A quick Google search for “sandwich shop” and “deli” within a 25 mile radius of my house reveals that there are at least 50 options that aren’t Subway, Jimmy John’s (there aren’t even any Jimmy John’s shops in Maine) or Arby’s for me to go to if I want a sandwich. There are plenty of regional chains like Amato’s and local sandwich places like my beloved Clayton’s in Yarmouth. 

Interestingly enough, though, I’ve always maintained that the best place to get a sandwich in Maine is at gas stations and convenience stores. Yes, I’m serious. Maine has a very odd but awesome deli-gas connection, and the best sandwiches I’ve ever eaten in the state have oddly enough been at some of these hidden gems.
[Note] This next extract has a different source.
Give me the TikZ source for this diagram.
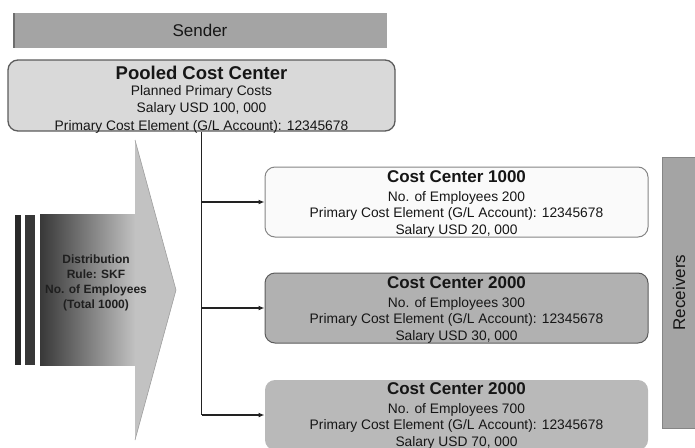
\documentclass[tikz,border=0pt]{standalone}
\usepackage{fontspec}
\setmainfont{Liberation Sans}
\usetikzlibrary{arrows.meta}
\definecolor{bargrey}{HTML}{A4A4A4}
\definecolor{bardark}{HTML}{6E6E6E}
\definecolor{pooledfill}{HTML}{D9D9D9}
\definecolor{boxline}{HTML}{5C5C5C}
\definecolor{lightline}{HTML}{858585}
\definecolor{whitebox}{HTML}{FAFAFA}
\definecolor{greybox}{HTML}{B1B1B1}
\definecolor{greybox3}{HTML}{B9B9B9}
\definecolor{linecol}{HTML}{222222}
\definecolor{txtcol}{HTML}{161616}
\tikzset{
  bandbox/.style={fill=bargrey, draw=none, inner sep=0pt, text=txtcol},
  ccbox/.style={rounded corners=10pt, minimum width=383pt, minimum height=70pt, inner sep=0pt, line width=1pt},
  cctext/.style={align=center, text=txtcol, font=\fontsize{13.8}{16.5}\selectfont, inner sep=0pt},
  flow/.style={draw=linecol, line width=1.4pt},
  flowarrow/.style={flow, -{Latex[length=6pt,width=5pt]}},
}
\begin{document}
\begin{tikzpicture}[x=1pt,y=-1pt]
\useasboundingbox (0,0) rectangle (695,447);
% Sender band
\node[bandbox, minimum width=374pt, minimum height=35pt, font=\fontsize{17}{20}\selectfont] (sender) at (200,30.5) {Sender};
\fill[bardark] (sender.north west) rectangle ([xshift=2pt]sender.south west);
% Pooled cost center
\node[ccbox, fill=pooledfill, draw=boxline, line width=1.3pt, minimum width=387pt, minimum height=71pt] (pooled) at (201.5,95.5) {};
\node[cctext] (pooledtxt) at (201.5,99.5) {{\fontsize{18.5}{17}\selectfont\bfseries Pooled Cost Center}\\[-0.5pt]
Planned Primary Costs\\[1pt]
Salary USD 100, 000\\[1pt]
Primary Cost Element (G/L Account): 12345678};
% Receivers band
\node[bandbox, draw=lightline, line width=0.8pt, minimum width=38pt, minimum height=271pt] (receivers) at (681,292.5) {};
\node[rotate=90, text=txtcol, font=\fontsize{17}{20}\selectfont, inner sep=0pt] (receiverstxt) at (679,292.5) {Receivers};
% Cost center boxes
\node[ccbox, fill=whitebox, draw=lightline] (c1) at (456.5,202) {};
\node[cctext] (c1txt) at (456.5,203.5) {{\fontsize{17}{16.5}\selectfont\bfseries Cost Center 1000}\\[2.5pt]
No. of Employees 200\\
Primary Cost Element (G/L Account): 12345678\\
Salary USD 20, 000};
\node[ccbox, fill=greybox, draw=boxline] (c2) at (456.5,308) {};
\node[cctext] (c2txt) at (456.5,309.5) {{\fontsize{17}{16.5}\selectfont\bfseries Cost Center 2000}\\[2.5pt]
No. of Employees 300\\
Primary Cost Element (G/L Account): 12345678\\
Salary USD 30, 000};
\node[ccbox, fill=greybox3, draw=none] (c3) at (456.5,415) {};
\node[cctext] (c3txt) at (456.5,415.5) {{\fontsize{17}{16.5}\selectfont\bfseries Cost Center 2000}\\[2.5pt]
No. of Employees 700\\
Primary Cost Element (G/L Account): 12345678\\
Salary USD 70, 000};
% Connectors
\draw[flow] (pooled.south) -- (pooled.south |- c3.west);
\draw[flowarrow] (pooled.south |- c1.west) -- (c1.west);
\draw[flowarrow] (pooled.south |- c2.west) -- (c2.west);
\draw[flowarrow] (pooled.south |- c3.west) -- (c3.west);
% Distribution arrow
\fill[black!84] (15,215) rectangle (21,365);
\fill[black!78] (25,215) rectangle (35,365);
\shade[left color=black!78, right color=black!24] (40,214) rectangle (135.5,365);
\fill[black!24] (135,140) -- (176,290) -- (135,440) -- cycle;
\draw[black!38, line width=0.6pt] (135,140) -- (176,290) -- (135,440);
\node[align=center, text=black!88, font=\fontsize{12}{15}\selectfont\bfseries, inner sep=0pt] (rule) at (96,283) {Distribution\\Rule: SKF\\No. of Employees\\(Total 1000)};
\end{tikzpicture}
\end{document}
My absolute favorite was always R&K Variety on Route 1A in Hampden. I went there so often in college that they named a sandwich after me. 

The point, of course, is that the idea of a “sandwich monopoly,” as Warren put it, is utterly ridiculous, and should be immediately laughed out of any serious policy discussion. One company owning a handful of chains that make sandwiches does not create a monopoly in a world where I have that many other sandwich options. Not that “sandwich shops” even makes sense as a market definition, anyway. 

With whom does Subway compete? Is it only other sandwich shops or is it competing against burger and fry joints as well? Can’t you get a sandwich at Wendy’s? Does a Big Mac count as a sandwich? Did everyone forget about places like Quiznos and Panera? There were 198,153 fast food restaurant businesses in the U.S. as of 2022, many of which offer sandwiches, roughly 50,000 of which are chains. How do we classify all of these, and who decides what is in which category?

What about sit-down restaurants, most of which offer some kind of lunch sandwich option? This past weekend, I had considered going to Amato’s to get a delicious turkey Italian sub with bacon, but I ended up getting a fried chicken sandwich from a pizza joint. 

And can someone explain Chipotle to me, by the way? Is there really any kind of “fast casual” Mexican dining option out there besides that one restaurant? If Subway being sold creates Big Sandwich, what does that make Chipotle? Big Burrito?

This would all be funny, if it wasn’t so serious. Under the Biden administration, the FTC has increasingly become weaponized, as it has spent the better part of the last year making ludicrous arguments that seek to break up Amazon while also attempting to take down Google

Now it has set its sights beyond the big, unpopular tech companies, and is busy labeling petty corporate transactions in the world of basic consumer goods and services as potentially monopolistic. Not because they actually are (they aren’t) or because they threaten prices (they don’t; if anything, this type of merger could actually bring prices down with economies of scale). It is doing this because it sends a message to corporate America, big and small: Do things the way the government wants — or else.